Friday, August 26, 2005


I am proud to have discovered this splendid restaurant as a visitor to Los Angeles, prior to moving here and reading "Counter Intelligence". My friend Adam and I were driving toward Guitar Center on Sunset and the lookout was somewhat bleak. I spotted the minimall sign reading simply "Uzbekistan" [7077 Sunset Blvd. 323-464-3663 Hollywood] and we immediately pulled in for a delicious lunch special. More high end than most of the places in my website but still a great value, Uzbekistan delivers the goods with over-the-top Russian murals, a deafening violin trio on weekends, Russian language TV and most importantly the best Central Asian food I have eaten. I recently ate my tastiest meal ever there and can report some recommendations.

We ordered the plov (rice dish = pilaf = pollo) and karsky kabob (lamb chops), then paused for suggestions only to have the waiter reply that our requested items were the most quintessentially Uzbeki items. Unlike Persian pollo, plov is made with short grain rice and the spices are earthier with more cumin. Uzbekistan boasts that they are open from 11am until the last mouthfulu of plov, testifying to the popularity of the dish. Karsky kabob is lamb chops grilled to perfection, I generally prefer meat on the bone and these were even better than the regular lamb kabob we were generously given by some fellow diners (thanks, friendly Russian dudes!).

Chuchvara are fried meat dumplings, served with a mild tomato sauce. These were good but I suspect the boiled manti and pelmeni could be tastier. A good choice for the dumpling fanatic like me.

Pickled vegetables. Sounds prosaic? Not at a quality Russian restaurant where this stuff is essential. Juicy tomatoes, cucumbers and most essentially a half head of bright crimson cabbage that's vinegary and fermented. Maybe winters aren't so hard with treats like this to tide one over.

Eggplant and beef appetizer. I can't recall the name of this dish (begins with O) but the sliced roast beef and eggplant were a tasty combination. A nice change of pace from the eggplant-only stews common in the Balkans and Central Asia.
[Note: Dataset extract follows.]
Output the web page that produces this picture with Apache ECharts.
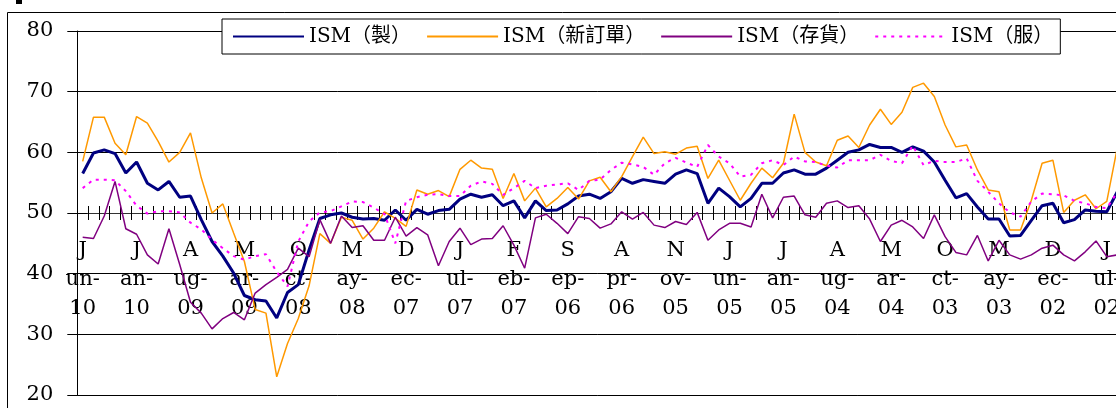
<!DOCTYPE html>
<html>
<head>
<meta charset="utf-8">
<title>ISM</title>
<script src="https://cdn.jsdelivr.net/npm/echarts@6/dist/echarts.min.js"></script>
<style>
    html, body { margin: 0; padding: 0; background: #fff; }
    #main { width: 1116px; height: 408px; }
</style>
</head>
<body>
<div id="main"></div>
<script>
// 月份 (由新到舊)
var months = [
    'Jun-10', 'May-10', 'Apr-10', 'Mar-10', 'Feb-10', 'Jan-10',
    'Dec-09', 'Nov-09', 'Oct-09', 'Sep-09', 'Aug-09', 'Jul-09', 'Jun-09', 'May-09', 'Apr-09', 'Mar-09', 'Feb-09', 'Jan-09',
    'Dec-08', 'Nov-08', 'Oct-08', 'Sep-08', 'Aug-08', 'Jul-08', 'Jun-08', 'May-08', 'Apr-08', 'Mar-08', 'Feb-08', 'Jan-08',
    'Dec-07', 'Nov-07', 'Oct-07', 'Sep-07', 'Aug-07', 'Jul-07', 'Jun-07', 'May-07', 'Apr-07', 'Mar-07', 'Feb-07', 'Jan-07',
    'Dec-06', 'Nov-06', 'Oct-06', 'Sep-06', 'Aug-06', 'Jul-06', 'Jun-06', 'May-06', 'Apr-06', 'Mar-06', 'Feb-06', 'Jan-06',
    'Dec-05', 'Nov-05', 'Oct-05', 'Sep-05', 'Aug-05', 'Jul-05', 'Jun-05', 'May-05', 'Apr-05', 'Mar-05', 'Feb-05', 'Jan-05',
    'Dec-04', 'Nov-04', 'Oct-04', 'Sep-04', 'Aug-04', 'Jul-04', 'Jun-04', 'May-04', 'Apr-04', 'Mar-04', 'Feb-04', 'Jan-04',
    'Dec-03', 'Nov-03', 'Oct-03', 'Sep-03', 'Aug-03', 'Jul-03', 'Jun-03', 'May-03', 'Apr-03', 'Mar-03', 'Feb-03', 'Jan-03',
    'Dec-02', 'Nov-02', 'Oct-02', 'Sep-02', 'Aug-02', 'Jul-02', 'Jun-02'
];

// ISM(製)
var ismMfg = [
    56.5, 59.9, 60.4, 59.8, 56.6, 58.4,
    54.9, 53.8, 55.2, 52.6, 52.8, 48.9, 45.3, 42.9, 40.1, 36.4, 35.7, 35.5,
    32.7, 36.9, 38.2, 43.9, 49.1, 49.7, 50.0, 49.3, 49.0, 49.1, 48.8, 50.5,
    48.8, 50.6, 49.8, 50.4, 50.6, 52.3, 53.1, 52.6, 53.0, 51.2, 52.0, 49.2,
    52.0, 50.4, 50.5, 51.5, 52.8, 53.1, 52.4, 53.5, 55.7, 54.9, 55.5, 55.2,
    54.9, 56.4, 57.1, 56.5, 51.6, 54.1, 52.7, 51.0, 52.4, 54.9, 54.9, 56.6,
    57.1, 56.4, 56.4, 57.4, 58.7, 60.0, 60.4, 61.3, 60.8, 60.8, 60.0, 60.9,
    60.2, 58.4, 55.4, 52.5, 53.2, 51.0, 49.0, 49.0, 46.2, 46.3, 48.8, 51.2,
    51.6, 48.4, 48.9, 50.5, 50.3, 50.2, 53.6
];

// ISM(新訂單)
var ismNewOrders = [
    58.5, 65.8, 65.8, 61.5, 59.6, 65.9,
    64.8, 61.8, 58.4, 60.0, 63.2, 55.8, 50.0, 51.5, 46.7, 42.0, 34.1, 33.5,
    23.0, 28.5, 32.6, 38.0, 46.6, 45.0, 49.3, 48.8, 45.7, 47.5, 50.2, 49.1,
    47.8, 53.8, 53.1, 53.7, 52.7, 57.2, 58.7, 57.4, 57.2, 52.4, 56.5, 52.0,
    54.1, 51.0, 52.4, 54.2, 52.3, 55.3, 55.9, 53.5, 56.0, 59.3, 62.5, 59.8,
    60.1, 59.7, 60.7, 61.0, 55.7, 58.7, 55.4, 52.1, 54.9, 57.4, 55.8, 58.2,
    66.3, 60.0, 58.4, 57.8, 62.0, 62.7, 60.8, 64.5, 67.1, 64.6, 66.6, 70.7,
    71.4, 69.2, 64.5, 60.9, 61.2, 57.1, 53.8, 53.5, 47.2, 47.2, 52.1, 58.2,
    58.7, 50.1, 52.1, 53.0, 50.7, 51.9, 61.0
];

// ISM(存貨)
var ismInventory = [
    46.0, 45.8, 49.5, 55.2, 47.4, 46.5,
    43.1, 41.6, 47.4, 41.5, 35.3, 33.5, 30.9, 32.6, 33.6, 32.4, 36.8, 38.2,
    39.4, 40.7, 44.2, 42.8, 48.9, 45.0, 49.5, 47.6, 47.9, 45.5, 45.5, 49.3,
    46.2, 47.6, 46.4, 41.3, 45.3, 47.5, 44.8, 45.7, 45.8, 47.9, 44.7, 40.9,
    49.2, 49.8, 48.3, 46.6, 49.4, 49.1, 47.5, 48.2, 50.2, 49.0, 50.1, 48.0,
    47.6, 48.6, 48.1, 50.1, 45.5, 47.2, 48.3, 48.3, 47.7, 53.1, 49.2, 52.6,
    52.8, 49.7, 49.3, 51.6, 52.0, 50.9, 51.2, 49.0, 45.3, 48.0, 48.8, 47.7,
    45.8, 49.7, 46.1, 43.5, 43.1, 46.3, 42.1, 45.5, 43.1, 42.4, 43.1, 44.2,
    44.7, 43.1, 42.1, 43.6, 45.4, 42.8, 43.1
];

// ISM(服)
var ismServices = [
    54.1, 55.5, 55.5, 55.4, 53.6, 51.2,
    49.9, 50.3, 50.3, 50.1, 48.4, 47.3, 45.6, 44.2, 42.9, 42.3, 42.9, 43.2,
    40.3, 37.9, 45.3, 48.6, 50.1, 50.3, 51.1, 51.9, 51.8, 50.9, 49.8, 45.0,
    52.0, 52.6, 53.0, 53.1, 52.8, 52.8, 54.5, 55.2, 54.8, 53.0, 54.1, 55.3,
    54.1, 54.5, 54.7, 54.9, 53.8, 55.3, 55.5, 57.1, 58.3, 58.0, 57.6, 56.3,
    58.2, 59.1, 58.3, 57.6, 61.2, 59.3, 58.2, 56.0, 56.3, 58.2, 58.7, 57.9,
    59.3, 58.5, 58.4, 57.8, 57.5, 58.7, 58.7, 58.7, 59.6, 58.6, 58.2, 61.1,
    57.9, 58.6, 58.4, 58.4, 59.0, 55.3, 53.5, 51.6, 50.1, 49.4, 51.9, 53.2,
    53.1, 52.9, 52.0, 51.6, 51.0, 50.8, 53.5
];

var seriesNames = ['ISM（製）', 'ISM（新訂單）', 'ISM（存貨）', 'ISM（服）'];

var yTicks = { min: 20, max: 80, step: 10 };

var serifFont = "'DejaVu Serif', 'Noto Sans CJK TC', serif";

function drawChart() {
    var myChart = echarts.init(document.getElementById('main'));

    var catWidth = 10.78;
    var gridTop = 31;
    var gridHeight = 364;
    // x 軸放在 50 的位置
    var axisOffset = -gridHeight * (50 - yTicks.min) / (yTicks.max - yTicks.min);

    var option = {
        animation: false,
        backgroundColor: '#fff',
        graphic: [
            {
                type: 'rect',
                shape: { x: 7.5, y: 12.5, width: 1200, height: 500 },
                style: { fill: null, stroke: '#000', lineWidth: 1 },
                z: -10
            },
            {
                type: 'rect',
                shape: { x: 16, y: 0, width: 6, height: 4 },
                style: { fill: '#000' }
            }
        ],
        legend: {
            left: 222,
            top: 19,
            padding: [7, 7, 7, 10],
            itemGap: 15,
            itemWidth: 71,
            itemHeight: 14,
            backgroundColor: '#fff',
            borderColor: '#000',
            borderWidth: 1,
            itemStyle: { opacity: 0 },
            textStyle: {
                fontFamily: serifFont,
                fontSize: 20,
                lineHeight: 21,
                color: '#000'
            },
            data: seriesNames
        },
        grid: {
            left: 77.3,
            top: gridTop,
            width: catWidth * months.length,
            height: gridHeight,
            outerBoundsMode: 'none',
            containLabel: false
        },
        xAxis: [
            {
                type: 'category',
                data: months,
                position: 'bottom',
                offset: axisOffset,
                axisLine: { onZero: false, lineStyle: { color: '#333', width: 1 } },
                axisTick: { show: true, interval: 0, inside: false, length: 7, lineStyle: { color: '#000' } },
                axisLabel: {
                    interval: 4,
                    margin: 23,
                    fontFamily: serifFont,
                    fontSize: 21,
                    lineHeight: 29,
                    color: '#000',
                    formatter: function (v) {
                        return v.charAt(0) + '\n' + v.slice(1, 3) + '-\n' + v.slice(4);
                    }
                },
                splitLine: { show: false }
            },
            {
                type: 'category',
                data: months,
                position: 'bottom',
                offset: axisOffset,
                axisLine: { show: false, onZero: false },
                axisTick: { show: true, interval: 0, inside: true, length: 7, lineStyle: { color: '#000' } },
                axisLabel: { show: false },
                splitLine: { show: false }
            }
        ],
        yAxis: [
            {
                type: 'value',
                min: yTicks.min,
                max: yTicks.max,
                interval: yTicks.step,
                axisLine: { show: true, lineStyle: { color: '#000' } },
                axisTick: { show: true, inside: false, length: 10, lineStyle: { color: '#000' } },
                axisLabel: {
                    margin: 24,
                    fontFamily: serifFont,
                    fontSize: 21,
                    color: '#000'
                },
                splitLine: { show: true, lineStyle: { color: '#000', width: 1 } }
            },
            {
                type: 'value',
                min: yTicks.min,
                max: yTicks.max,
                interval: yTicks.step,
                position: 'left',
                axisLine: { show: false },
                axisTick: { show: true, inside: true, length: 10, lineStyle: { color: '#000' } },
                axisLabel: { show: false },
                splitLine: { show: false }
            }
        ],
        series: [
            {
                name: seriesNames[0],
                type: 'line',
                data: ismMfg,
                symbol: 'none',
                color: '#000080',
                lineStyle: { color: '#000080', width: 3 }
            },
            {
                name: seriesNames[1],
                type: 'line',
                data: ismNewOrders,
                symbol: 'none',
                color: '#ff9900',
                lineStyle: { color: '#ff9900', width: 1.5 }
            },
            {
                name: seriesNames[2],
                type: 'line',
                data: ismInventory,
                symbol: 'none',
                color: '#800080',
                lineStyle: { color: '#800080', width: 1.5 }
            },
            {
                name: seriesNames[3],
                type: 'line',
                data: ismServices,
                symbol: 'none',
                color: '#ff00ff',
                lineStyle: { color: '#ff00ff', width: 2, type: [3, 5] }
            }
        ]
    };

    myChart.setOption(option);
    window.addEventListener('resize', function () { myChart.resize(); });
}

drawChart();
</script>
</body>
</html>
Blini with caviar. Louis Armstrong used to sign his letters "Red beans and ricely yours", and I've tried to think of other combinations with a similar ring. "Blini and borchstly yours" sort of works, except blini in my platonic ideal are paired with sour cream and caviar - in this case salmon caviar. One rolls the pancake into an irresistible Russian "burrito" - don't you love how Mexican food terms are used in this way, like "tamale" as a descriptor for Chinese jung/zongzi? Anyways, this dish reeked of delicate luxury as it should - figuratively because the caviar was high quality. Blini with caviar is one of the few foods I could stand to eat every single day.

Blini with strawberries. Much as I love blini and caviar, the dessert version is not half bad either. Blini are served with an amazingly thick and gooey strawberry syrup. Eat fast or it will solidify!

Uzbekistan really hit the spot for a celebration of my friend's move to Boston. Normally I would be suspicious of "the only X restaurant in town", but there are so many Russians in LA that this fear is allayed. At Uzbekistan, the food is prepared with care for people who know what they are coming for and that's a great recommendation.